--- start ---
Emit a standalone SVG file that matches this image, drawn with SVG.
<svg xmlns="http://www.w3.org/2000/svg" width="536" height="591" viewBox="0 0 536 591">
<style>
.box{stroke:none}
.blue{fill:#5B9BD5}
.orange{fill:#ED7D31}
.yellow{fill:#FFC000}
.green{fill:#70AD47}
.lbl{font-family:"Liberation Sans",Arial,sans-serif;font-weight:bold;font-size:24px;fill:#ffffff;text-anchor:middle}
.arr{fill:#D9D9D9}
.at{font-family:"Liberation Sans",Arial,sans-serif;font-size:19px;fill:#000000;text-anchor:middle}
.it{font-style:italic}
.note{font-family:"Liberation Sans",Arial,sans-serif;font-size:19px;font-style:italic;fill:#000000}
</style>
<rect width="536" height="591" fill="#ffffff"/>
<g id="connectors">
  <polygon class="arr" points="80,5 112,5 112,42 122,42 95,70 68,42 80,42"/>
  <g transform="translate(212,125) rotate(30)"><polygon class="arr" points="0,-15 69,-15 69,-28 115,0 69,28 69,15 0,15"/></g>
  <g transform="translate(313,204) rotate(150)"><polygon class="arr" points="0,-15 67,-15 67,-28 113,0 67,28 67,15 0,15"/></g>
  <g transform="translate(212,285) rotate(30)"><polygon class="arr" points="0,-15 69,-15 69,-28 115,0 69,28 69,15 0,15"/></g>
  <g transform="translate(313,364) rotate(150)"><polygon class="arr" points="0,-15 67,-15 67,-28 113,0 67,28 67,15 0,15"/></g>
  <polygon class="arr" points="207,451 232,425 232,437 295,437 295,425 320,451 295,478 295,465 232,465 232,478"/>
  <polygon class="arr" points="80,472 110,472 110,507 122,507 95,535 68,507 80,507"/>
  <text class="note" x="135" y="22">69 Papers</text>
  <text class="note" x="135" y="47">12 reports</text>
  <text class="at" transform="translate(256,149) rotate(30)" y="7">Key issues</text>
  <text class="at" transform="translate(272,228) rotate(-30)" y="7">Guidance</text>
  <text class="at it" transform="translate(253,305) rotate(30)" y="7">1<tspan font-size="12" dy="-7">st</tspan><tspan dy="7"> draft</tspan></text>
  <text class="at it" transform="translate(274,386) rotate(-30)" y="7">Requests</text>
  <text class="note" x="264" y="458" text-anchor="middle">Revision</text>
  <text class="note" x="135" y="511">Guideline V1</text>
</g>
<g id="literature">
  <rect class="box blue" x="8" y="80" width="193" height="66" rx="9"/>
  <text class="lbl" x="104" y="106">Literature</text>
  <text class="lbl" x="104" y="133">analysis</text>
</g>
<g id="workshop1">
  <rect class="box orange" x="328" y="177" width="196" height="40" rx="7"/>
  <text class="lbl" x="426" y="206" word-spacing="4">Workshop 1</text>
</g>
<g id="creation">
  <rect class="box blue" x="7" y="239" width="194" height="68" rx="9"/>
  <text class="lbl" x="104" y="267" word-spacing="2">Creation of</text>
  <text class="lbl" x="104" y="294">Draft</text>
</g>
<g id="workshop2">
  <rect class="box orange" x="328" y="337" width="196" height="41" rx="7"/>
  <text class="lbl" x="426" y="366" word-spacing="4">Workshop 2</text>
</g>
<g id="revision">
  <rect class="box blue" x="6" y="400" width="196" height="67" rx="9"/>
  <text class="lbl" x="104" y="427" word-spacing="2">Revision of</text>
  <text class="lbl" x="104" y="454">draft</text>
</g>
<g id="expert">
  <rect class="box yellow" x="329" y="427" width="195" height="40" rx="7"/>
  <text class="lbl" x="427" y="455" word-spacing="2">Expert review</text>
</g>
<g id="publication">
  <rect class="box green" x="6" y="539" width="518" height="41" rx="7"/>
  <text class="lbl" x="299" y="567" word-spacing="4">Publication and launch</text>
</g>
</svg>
--- end ---
▸ **What to produce**
Copy all the lines, exactly.

▸ **Exercise result**
Emit a standalone SVG file that matches this image, drawn with SVG.
<svg xmlns="http://www.w3.org/2000/svg" width="536" height="591" viewBox="0 0 536 591">
<style>
.box{stroke:none}
.blue{fill:#5B9BD5}
.orange{fill:#ED7D31}
.yellow{fill:#FFC000}
.green{fill:#70AD47}
.lbl{font-family:"Liberation Sans",Arial,sans-serif;font-weight:bold;font-size:24px;fill:#ffffff;text-anchor:middle}
.arr{fill:#D9D9D9}
.at{font-family:"Liberation Sans",Arial,sans-serif;font-size:19px;fill:#000000;text-anchor:middle}
.it{font-style:italic}
.note{font-family:"Liberation Sans",Arial,sans-serif;font-size:19px;font-style:italic;fill:#000000}
</style>
<rect width="536" height="591" fill="#ffffff"/>
<g id="connectors">
  <polygon class="arr" points="80,5 112,5 112,42 122,42 95,70 68,42 80,42"/>
  <g transform="translate(212,125) rotate(30)"><polygon class="arr" points="0,-15 69,-15 69,-28 115,0 69,28 69,15 0,15"/></g>
  <g transform="translate(313,204) rotate(150)"><polygon class="arr" points="0,-15 67,-15 67,-28 113,0 67,28 67,15 0,15"/></g>
  <g transform="translate(212,285) rotate(30)"><polygon class="arr" points="0,-15 69,-15 69,-28 115,0 69,28 69,15 0,15"/></g>
  <g transform="translate(313,364) rotate(150)"><polygon class="arr" points="0,-15 67,-15 67,-28 113,0 67,28 67,15 0,15"/></g>
  <polygon class="arr" points="207,451 232,425 232,437 295,437 295,425 320,451 295,478 295,465 232,465 232,478"/>
  <polygon class="arr" points="80,472 110,472 110,507 122,507 95,535 68,507 80,507"/>
  <text class="note" x="135" y="22">69 Papers</text>
  <text class="note" x="135" y="47">12 reports</text>
  <text class="at" transform="translate(256,149) rotate(30)" y="7">Key issues</text>
  <text class="at" transform="translate(272,228) rotate(-30)" y="7">Guidance</text>
  <text class="at it" transform="translate(253,305) rotate(30)" y="7">1<tspan font-size="12" dy="-7">st</tspan><tspan dy="7"> draft</tspan></text>
  <text class="at it" transform="translate(274,386) rotate(-30)" y="7">Requests</text>
  <text class="note" x="264" y="458" text-anchor="middle">Revision</text>
  <text class="note" x="135" y="511">Guideline V1</text>
</g>
<g id="literature">
  <rect class="box blue" x="8" y="80" width="193" height="66" rx="9"/>
  <text class="lbl" x="104" y="106">Literature</text>
  <text class="lbl" x="104" y="133">analysis</text>
</g>
<g id="workshop1">
  <rect class="box orange" x="328" y="177" width="196" height="40" rx="7"/>
  <text class="lbl" x="426" y="206" word-spacing="4">Workshop 1</text>
</g>
<g id="creation">
  <rect class="box blue" x="7" y="239" width="194" height="68" rx="9"/>
  <text class="lbl" x="104" y="267" word-spacing="2">Creation of</text>
  <text class="lbl" x="104" y="294">Draft</text>
</g>
<g id="workshop2">
  <rect class="box orange" x="328" y="337" width="196" height="41" rx="7"/>
  <text class="lbl" x="426" y="366" word-spacing="4">Workshop 2</text>
</g>
<g id="revision">
  <rect class="box blue" x="6" y="400" width="196" height="67" rx="9"/>
  <text class="lbl" x="104" y="427" word-spacing="2">Revision of</text>
  <text class="lbl" x="104" y="454">draft</text>
</g>
<g id="expert">
  <rect class="box yellow" x="329" y="427" width="195" height="40" rx="7"/>
  <text class="lbl" x="427" y="455" word-spacing="2">Expert review</text>
</g>
<g id="publication">
  <rect class="box green" x="6" y="539" width="518" height="41" rx="7"/>
  <text class="lbl" x="299" y="567" word-spacing="4">Publication and launch</text>
</g>
</svg>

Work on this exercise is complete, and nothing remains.